• **DO THIS**: Quote every line below exactly and skip any picture.

• **DATASET EXTRACT**:

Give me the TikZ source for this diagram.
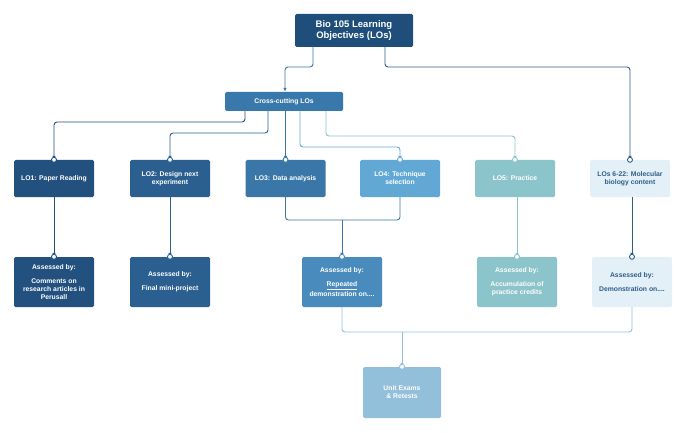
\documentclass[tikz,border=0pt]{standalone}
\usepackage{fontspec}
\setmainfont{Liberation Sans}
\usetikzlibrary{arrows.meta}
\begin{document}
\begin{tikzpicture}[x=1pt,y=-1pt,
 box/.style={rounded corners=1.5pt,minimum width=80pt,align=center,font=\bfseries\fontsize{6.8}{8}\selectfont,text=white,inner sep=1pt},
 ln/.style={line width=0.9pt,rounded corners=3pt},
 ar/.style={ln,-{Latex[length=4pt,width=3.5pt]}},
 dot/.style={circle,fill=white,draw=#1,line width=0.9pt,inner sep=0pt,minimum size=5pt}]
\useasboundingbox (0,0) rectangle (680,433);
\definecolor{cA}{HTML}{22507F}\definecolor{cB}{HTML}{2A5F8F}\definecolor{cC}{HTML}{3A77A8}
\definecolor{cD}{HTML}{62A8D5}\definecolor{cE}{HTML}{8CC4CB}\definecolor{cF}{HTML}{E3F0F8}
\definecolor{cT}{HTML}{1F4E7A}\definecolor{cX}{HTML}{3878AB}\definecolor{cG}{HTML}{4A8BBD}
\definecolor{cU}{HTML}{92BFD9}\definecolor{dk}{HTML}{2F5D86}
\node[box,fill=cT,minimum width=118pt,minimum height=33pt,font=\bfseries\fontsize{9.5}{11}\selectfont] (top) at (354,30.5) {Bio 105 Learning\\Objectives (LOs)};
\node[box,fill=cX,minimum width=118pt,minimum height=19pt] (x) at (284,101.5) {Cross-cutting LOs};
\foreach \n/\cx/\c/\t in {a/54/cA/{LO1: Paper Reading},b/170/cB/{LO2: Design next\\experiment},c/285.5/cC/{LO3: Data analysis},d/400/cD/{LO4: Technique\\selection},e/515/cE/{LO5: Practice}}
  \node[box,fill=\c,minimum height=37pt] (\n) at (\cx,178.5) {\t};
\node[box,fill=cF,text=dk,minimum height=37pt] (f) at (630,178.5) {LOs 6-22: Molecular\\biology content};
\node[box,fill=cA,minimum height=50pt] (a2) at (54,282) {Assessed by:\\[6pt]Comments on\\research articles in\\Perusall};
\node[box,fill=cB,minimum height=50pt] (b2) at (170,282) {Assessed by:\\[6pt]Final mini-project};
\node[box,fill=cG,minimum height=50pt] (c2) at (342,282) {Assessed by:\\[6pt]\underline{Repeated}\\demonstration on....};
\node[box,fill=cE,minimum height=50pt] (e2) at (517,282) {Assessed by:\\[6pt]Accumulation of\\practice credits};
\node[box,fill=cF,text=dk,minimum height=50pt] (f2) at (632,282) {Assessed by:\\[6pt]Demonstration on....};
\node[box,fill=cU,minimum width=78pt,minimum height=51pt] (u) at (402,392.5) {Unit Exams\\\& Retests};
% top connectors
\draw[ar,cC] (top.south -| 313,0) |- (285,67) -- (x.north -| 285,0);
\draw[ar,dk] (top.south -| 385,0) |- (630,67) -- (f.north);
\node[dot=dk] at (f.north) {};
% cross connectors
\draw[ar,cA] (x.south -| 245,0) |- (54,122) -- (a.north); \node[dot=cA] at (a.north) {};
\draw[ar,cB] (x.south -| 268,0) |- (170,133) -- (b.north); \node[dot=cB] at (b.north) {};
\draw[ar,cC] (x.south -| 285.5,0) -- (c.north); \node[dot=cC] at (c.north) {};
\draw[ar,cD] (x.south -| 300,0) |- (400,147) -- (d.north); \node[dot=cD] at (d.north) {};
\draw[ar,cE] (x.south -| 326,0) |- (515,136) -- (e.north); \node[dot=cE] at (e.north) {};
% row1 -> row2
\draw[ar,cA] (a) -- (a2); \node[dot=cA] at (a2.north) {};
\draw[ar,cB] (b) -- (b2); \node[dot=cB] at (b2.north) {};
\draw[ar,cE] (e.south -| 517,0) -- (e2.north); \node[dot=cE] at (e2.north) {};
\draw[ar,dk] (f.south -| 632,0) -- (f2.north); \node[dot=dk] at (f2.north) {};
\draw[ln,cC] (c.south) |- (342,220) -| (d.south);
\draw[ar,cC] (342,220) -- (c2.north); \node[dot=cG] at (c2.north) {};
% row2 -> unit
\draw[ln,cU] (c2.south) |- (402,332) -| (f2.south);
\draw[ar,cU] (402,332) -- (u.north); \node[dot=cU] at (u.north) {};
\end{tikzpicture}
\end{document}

• **SOLUTION FOR THIS EXERCISE**:
Give me the TikZ source for this diagram.
\documentclass[tikz,border=0pt]{standalone}
\usepackage{fontspec}
\setmainfont{Liberation Sans}
\usetikzlibrary{arrows.meta}
\begin{document}
\begin{tikzpicture}[x=1pt,y=-1pt,
 box/.style={rounded corners=1.5pt,minimum width=80pt,align=center,font=\bfseries\fontsize{6.8}{8}\selectfont,text=white,inner sep=1pt},
 ln/.style={line width=0.9pt,rounded corners=3pt},
 ar/.style={ln,-{Latex[length=4pt,width=3.5pt]}},
 dot/.style={circle,fill=white,draw=#1,line width=0.9pt,inner sep=0pt,minimum size=5pt}]
\useasboundingbox (0,0) rectangle (680,433);
\definecolor{cA}{HTML}{22507F}\definecolor{cB}{HTML}{2A5F8F}\definecolor{cC}{HTML}{3A77A8}
\definecolor{cD}{HTML}{62A8D5}\definecolor{cE}{HTML}{8CC4CB}\definecolor{cF}{HTML}{E3F0F8}
\definecolor{cT}{HTML}{1F4E7A}\definecolor{cX}{HTML}{3878AB}\definecolor{cG}{HTML}{4A8BBD}
\definecolor{cU}{HTML}{92BFD9}\definecolor{dk}{HTML}{2F5D86}
\node[box,fill=cT,minimum width=118pt,minimum height=33pt,font=\bfseries\fontsize{9.5}{11}\selectfont] (top) at (354,30.5) {Bio 105 Learning\\Objectives (LOs)};
\node[box,fill=cX,minimum width=118pt,minimum height=19pt] (x) at (284,101.5) {Cross-cutting LOs};
\foreach \n/\cx/\c/\t in {a/54/cA/{LO1: Paper Reading},b/170/cB/{LO2: Design next\\experiment},c/285.5/cC/{LO3: Data analysis},d/400/cD/{LO4: Technique\\selection},e/515/cE/{LO5: Practice}}
  \node[box,fill=\c,minimum height=37pt] (\n) at (\cx,178.5) {\t};
\node[box,fill=cF,text=dk,minimum height=37pt] (f) at (630,178.5) {LOs 6-22: Molecular\\biology content};
\node[box,fill=cA,minimum height=50pt] (a2) at (54,282) {Assessed by:\\[6pt]Comments on\\research articles in\\Perusall};
\node[box,fill=cB,minimum height=50pt] (b2) at (170,282) {Assessed by:\\[6pt]Final mini-project};
\node[box,fill=cG,minimum height=50pt] (c2) at (342,282) {Assessed by:\\[6pt]\underline{Repeated}\\demonstration on....};
\node[box,fill=cE,minimum height=50pt] (e2) at (517,282) {Assessed by:\\[6pt]Accumulation of\\practice credits};
\node[box,fill=cF,text=dk,minimum height=50pt] (f2) at (632,282) {Assessed by:\\[6pt]Demonstration on....};
\node[box,fill=cU,minimum width=78pt,minimum height=51pt] (u) at (402,392.5) {Unit Exams\\\& Retests};
% top connectors
\draw[ar,cC] (top.south -| 313,0) |- (285,67) -- (x.north -| 285,0);
\draw[ar,dk] (top.south -| 385,0) |- (630,67) -- (f.north);
\node[dot=dk] at (f.north) {};
% cross connectors
\draw[ar,cA] (x.south -| 245,0) |- (54,122) -- (a.north); \node[dot=cA] at (a.north) {};
\draw[ar,cB] (x.south -| 268,0) |- (170,133) -- (b.north); \node[dot=cB] at (b.north) {};
\draw[ar,cC] (x.south -| 285.5,0) -- (c.north); \node[dot=cC] at (c.north) {};
\draw[ar,cD] (x.south -| 300,0) |- (400,147) -- (d.north); \node[dot=cD] at (d.north) {};
\draw[ar,cE] (x.south -| 326,0) |- (515,136) -- (e.north); \node[dot=cE] at (e.north) {};
% row1 -> row2
\draw[ar,cA] (a) -- (a2); \node[dot=cA] at (a2.north) {};
\draw[ar,cB] (b) -- (b2); \node[dot=cB] at (b2.north) {};
\draw[ar,cE] (e.south -| 517,0) -- (e2.north); \node[dot=cE] at (e2.north) {};
\draw[ar,dk] (f.south -| 632,0) -- (f2.north); \node[dot=dk] at (f2.north) {};
\draw[ln,cC] (c.south) |- (342,220) -| (d.south);
\draw[ar,cC] (342,220) -- (c2.north); \node[dot=cG] at (c2.north) {};
% row2 -> unit
\draw[ln,cU] (c2.south) |- (402,332) -| (f2.south);
\draw[ar,cU] (402,332) -- (u.north); \node[dot=cU] at (u.north) {};
\end{tikzpicture}
\end{document}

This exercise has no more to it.